Pada Oktober 2011, dia berpidato di Liberty Park, New York, tempat para demonstran berkumpul. Dalam pidatonya, Žižek mengkritik kapitalisme global dan mendukung perjuangan OWS untuk melawan ketidaksetaraan ekonomi dan kekuasaan korporasi.
Selain itu, Žižek juga terlibat aksi protes Anti-Austerity di Eropa, terutama setelah krisis ekonomi 2008. Dia berpartisipasi dalam diskusi dan pertemuan yang mendukung gerakan ini, seperti yang terjadi di Yunani dan Spanyol, yang melibatkan penolakan terhadap kebijakan penghematan yang diberlakukan oleh Uni Eropa dan lembaga keuangan internasional.

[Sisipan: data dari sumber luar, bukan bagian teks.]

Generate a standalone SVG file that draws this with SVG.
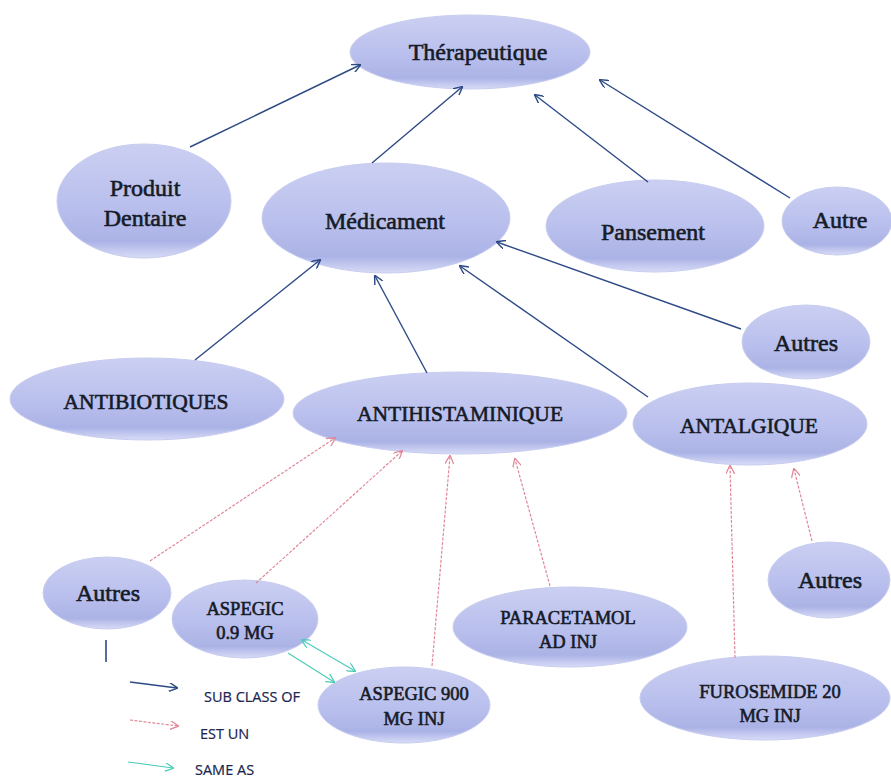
<svg xmlns="http://www.w3.org/2000/svg" width="891" height="778" viewBox="0 0 891 778">
  <defs>
    <linearGradient id="nodeFill" x1="0" y1="0" x2="0" y2="1">
      <stop offset="0" stop-color="#cbcff2"/>
      <stop offset="0.55" stop-color="#b9bfed"/>
      <stop offset="0.85" stop-color="#abb3e6"/>
      <stop offset="1" stop-color="#d8dcf7"/>
    </linearGradient>
    <marker id="arrBlue" viewBox="0 0 10 10" refX="9" refY="5" markerWidth="9" markerHeight="9" orient="auto-start-reverse" markerUnits="userSpaceOnUse">
      <path d="M0,0 L10,5 L0,10" fill="none" stroke="#2e4a86" stroke-width="1.6"/>
    </marker>
    <marker id="arrPink" viewBox="0 0 10 10" refX="9" refY="5" markerWidth="9" markerHeight="9" orient="auto-start-reverse" markerUnits="userSpaceOnUse">
      <path d="M0,0 L10,5 L0,10" fill="none" stroke="#e08898" stroke-width="1.4"/>
    </marker>
    <marker id="arrGreen" viewBox="0 0 10 10" refX="9" refY="5" markerWidth="9" markerHeight="9" orient="auto-start-reverse" markerUnits="userSpaceOnUse">
      <path d="M0,0 L10,5 L0,10" fill="none" stroke="#4ccdb8" stroke-width="1.4"/>
    </marker>
  </defs>
  <style>
    .node ellipse { fill: url(#nodeFill); stroke: #c8cdef; stroke-width: 1; }
    .node text { font-family: "Liberation Serif", "Times New Roman", serif; fill: #161b28; stroke: #161b28; stroke-width: 0.6; text-anchor: middle; }
    .lg { font-size: 24px; }
    .md { font-size: 21.5px; }
    .sm { font-size: 18.5px; }
    .sub { stroke: #2e4a86; stroke-width: 1.4; fill: none; marker-end: url(#arrBlue); }
    .est { stroke: #e08898; stroke-width: 1.2; fill: none; stroke-dasharray: 3 1.5; marker-end: url(#arrPink); }
    .same { stroke: #4ccdb8; stroke-width: 1.2; fill: none; marker-end: url(#arrGreen); }
    .legend text { font-family: "Open Sans", "Liberation Sans", sans-serif; font-size: 14.5px; fill: #1a2550; stroke: #1a2550; stroke-width: 0.2; }
  </style>
  <rect width="891" height="778" fill="#ffffff"/>

  <!-- nodes -->
  <g id="therapeutique" class="node">
    <ellipse cx="470" cy="52" rx="120" ry="37"/>
    <text x="478" y="60" style="font-size:24px">Thérapeutique</text>
  </g>
  <g id="produit-dentaire" class="node">
    <ellipse cx="144" cy="201" rx="87" ry="57"/>
    <text class="lg" x="145" y="196">Produit</text>
    <text class="lg" x="145" y="226">Dentaire</text>
  </g>
  <g id="medicament" class="node">
    <ellipse cx="386" cy="218" rx="124" ry="55"/>
    <text class="lg" x="385" y="229">Médicament</text>
  </g>
  <g id="pansement" class="node">
    <ellipse cx="655" cy="226" rx="109" ry="46"/>
    <text class="lg" x="653" y="240">Pansement</text>
  </g>
  <g id="autre" class="node">
    <ellipse cx="837" cy="221" rx="55" ry="34"/>
    <text class="lg" x="840" y="228">Autre</text>
  </g>
  <g id="autres-medicament" class="node">
    <ellipse cx="806" cy="342" rx="64" ry="37"/>
    <text class="lg" x="806" y="351">Autres</text>
  </g>
  <g id="antibiotiques" class="node">
    <ellipse cx="147" cy="399" rx="137" ry="41"/>
    <text class="md" x="146" y="409">ANTIBIOTIQUES</text>
  </g>
  <g id="antihistaminique" class="node">
    <ellipse cx="460" cy="413" rx="167" ry="41"/>
    <text class="md" x="460" y="421">ANTIHISTAMINIQUE</text>
  </g>
  <g id="antalgique" class="node">
    <ellipse cx="750" cy="424" rx="117" ry="41"/>
    <text class="md" x="749" y="433">ANTALGIQUE</text>
  </g>
  <g id="autres-antihistaminique" class="node">
    <ellipse cx="107" cy="593" rx="64" ry="36"/>
    <text class="lg" x="108" y="601">Autres</text>
  </g>
  <g id="aspegic-09" class="node">
    <ellipse cx="245" cy="619" rx="73" ry="39"/>
    <text class="sm" x="245" y="615">ASPEGIC</text>
    <text class="sm" x="245" y="639">0.9 MG</text>
  </g>
  <g id="paracetamol" class="node">
    <ellipse cx="570" cy="627" rx="117" ry="40"/>
    <text class="sm" x="568" y="624">PARACETAMOL</text>
    <text class="sm" x="568" y="648">AD INJ</text>
  </g>
  <g id="aspegic-900" class="node">
    <ellipse cx="404" cy="705" rx="86" ry="38"/>
    <text class="sm" x="414" y="700">ASPEGIC 900</text>
    <text class="sm" x="414" y="725">MG INJ</text>
  </g>
  <g id="furosemide" class="node">
    <ellipse cx="765" cy="698" rx="125" ry="42"/>
    <text class="sm" x="770" y="698">FUROSEMIDE 20</text>
    <text class="sm" x="770" y="722">MG INJ</text>
  </g>
  <g id="autres-antalgique" class="node">
    <ellipse cx="829" cy="580" rx="61" ry="38"/>
    <text class="lg" x="830" y="588">Autres</text>
  </g>

  <!-- connectors -->
  <g id="connectors">
    <line class="sub" x1="190" y1="147" x2="360" y2="65"/>
    <line class="sub" x1="372" y1="163" x2="462" y2="87"/>
    <line class="sub" x1="648" y1="182" x2="535" y2="95"/>
    <line class="sub" x1="790" y1="198" x2="600" y2="80"/>
    <line class="sub" x1="195" y1="360" x2="320" y2="260"/>
    <line class="sub" x1="427" y1="373" x2="375" y2="276"/>
    <line class="sub" x1="648" y1="397" x2="460" y2="266"/>
    <line class="sub" x1="741" y1="329" x2="497" y2="242"/>

    <line class="est" x1="150" y1="561" x2="335" y2="438"/>
    <line class="est" x1="256" y1="583" x2="402" y2="451"/>
    <line class="est" x1="432" y1="666" x2="450" y2="456"/>
    <line class="est" x1="550" y1="586" x2="515" y2="459"/>
    <line class="est" x1="735" y1="658" x2="730" y2="466"/>
    <line class="est" x1="812" y1="541" x2="794" y2="469"/>

    <line class="same" x1="302" y1="640" x2="355" y2="671" style="marker-start:url(#arrGreen)"/>
    <line class="same" x1="288" y1="653" x2="334" y2="682"/>
  </g>

  <!-- legend -->
  <g id="legend" class="legend">
    <line x1="106" y1="640" x2="106" y2="662" stroke="#2e4a86" stroke-width="1.6"/>
    <line class="sub" x1="130" y1="682" x2="177" y2="688"/>
    <text x="204" y="702">SUB CLASS OF</text>
    <line class="est" x1="130" y1="720" x2="178" y2="726"/>
    <text x="200" y="739">EST UN</text>
    <line class="same" x1="128" y1="762" x2="173" y2="768"/>
    <text x="195" y="775">SAME AS</text>
  </g>
</svg>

Terkait Palestina, Žižek memiliki pandangan cukup kompleks. Dia membahas isu ini dalam berbagai tulisan dan pidatonya, menawarkan perspektif yang menantang sekaligus kontroversial.
Kritiknya terhadap Israel, misalnya, Žižek secara terbuka mencemooh kebijakan rezim Zionis, terutama terkait dengan pendudukan wilayah Palestina dan genosida terhadap warga Palestina, terutama anak-anak dan perempuan.
Dia melihat kebijakan ini sebagai bentuk kolonialisme modern dan pelanggaran terhadap hak asasi manusia. Žižek juga sering menekankan bahwa tindakan Israel terhadap Palestina menciptakan situasi apartheid yang tidak dapat diterima.
Sayangnya, di saat yang sama Žižek dianggap menunjukkan ambivalensinya ketika gagal mengangkat sejarah Nakba dan signifikansinya dalam memahami ideologi mesianis Zionis ekstremis.